20 Déc

Fabrice Varieras, Corrèze, La Geste, 2019

 

Né en 1971 à Tulle en Corrèze, Fabrice Varieras est géographe de formation, CPE des classes préparatoires du vénérable lycée Gay-Lussac à Limoges, chroniqueur gastronomique de talent au Populaire du Centre et photographe doué, dont les clichés ont été publiés dans plusieurs livres chez divers éditeurs.

Placé sous les auspices de Julien Gracq et de Pierre Bergounioux, grands écrivains sensibles aux routes, aux cartes et aux paysages, mais aussi de la poète-paysanne Marcelle Delpastre, le nouvel ouvrage de Fabrice est tout entier dédié à sa Corrèze natale, dont il magnifie les couleurs, les atmosphères, les paysages et les villages avec beaucoup de maestria, tout en émaillant l’ensemble de notes poétiques bienvenues. Quiconque aime la nature et le Limousin trouve beaucoup de plaisir à parcourir ces pages grand format, en couleurs et en noir et blanc, souvent baignées des lumières matinales qu’apprécie le photographe et qu’il sait capter dans toute leur subtilité.

A la grandeur magnifique des paysages et des arbres du plateau de Millevaches, répondent les « sentinelles », crucifix, statues de la Vierge Marie, sculptures romanes des chapiteaux, monuments aux morts. Aux chemins bordés de prairies infinies où broutent doucement les bovins, répondent les routes départementales qui n’ont rien à envier à la route 66 américaine. Aux tourbières enchantées et aux pavés des villes répondent les serres, les sillons, les rails et les ponts.

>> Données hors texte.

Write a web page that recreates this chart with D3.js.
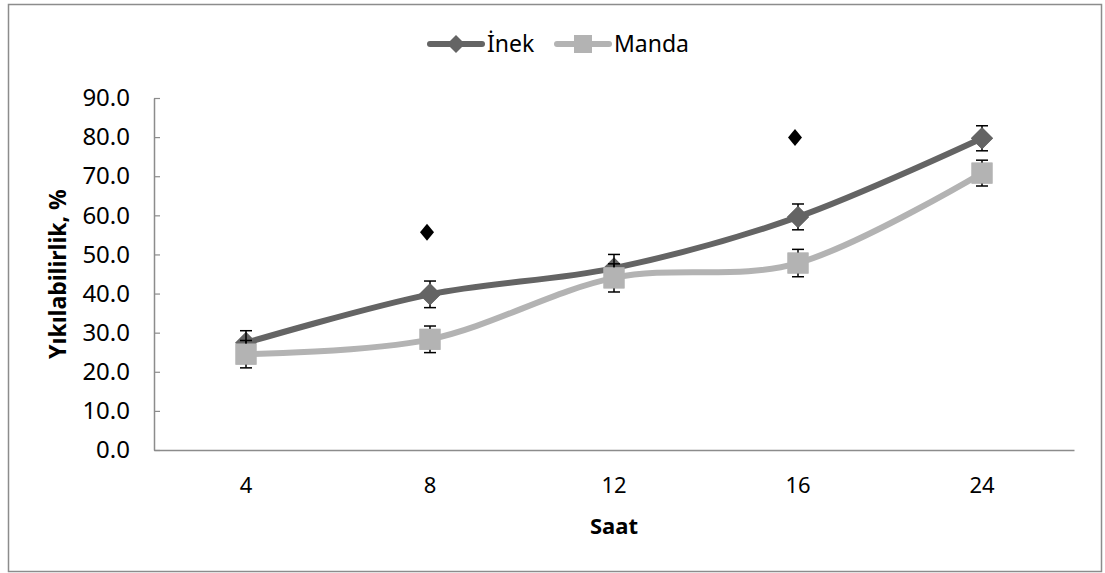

L’apprenti (ou plutôt le maître) stoïcien qu’est Fabrice Varieras sait aussi photographier le détail incertain ou insolite, l’architecture surprenante, l’objet obsolète, les traces du passé comme celles de la modernité. Ainsi, même s’il se dégage de ce bel album comme un parfum tenace de nostalgie – au moment où le Limousin se fond dans la « Nouvelle Aquitaine » –, rien n’est oublié d’une certaine contemporanéité. Et puis il y a l’humour qui se dégage de certaines photographies, qui convoque immédiatement un sourire amusé mais bienveillant, lorsque l’on contemple un alignement de slips sur un fil à linge, ou les contrastes entre certains noms de boutiques et la banale réalité de leur environnement.

Il y a peu d’hommes et de femmes dans ce livre (mais il y a de beaux animaux…), mais leur trace sensible est partout présente, puisque en bon géographe, Fabrice Varieras sait qu’ils façonnent le paysage depuis des siècles en cette « petite patrie » ouverte sur l’universel qui est la sienne (il adopte le slogan « 100% corrézien ») et que j’aime aussi beaucoup. Il nous donne à voir le berceau d’une véritable civilisation, un pays qui inspira les troubadours médiévaux parmi les plus célèbres, qui fut peuplé de moines exceptionnels, comme ceux d’Aubazine, de seigneurs fougueux (jusqu’à Jacques Chirac), et de tout un peuple travailleur, opiniâtre et poète à ses heures.

On s’arrête à chaque page et l’on s’absorbe dans une contemplation d’une Corrèze que l’on préfère cette fois au Zambèze, le temps d’une lecture, et où s’affirme un peu plus l’œil photographique d’un capteur de fugitives impressions doué.

 

Laurent Bourdelas, Groupement des Radios Associatives Libres du Limousin, 20 décembre 2019.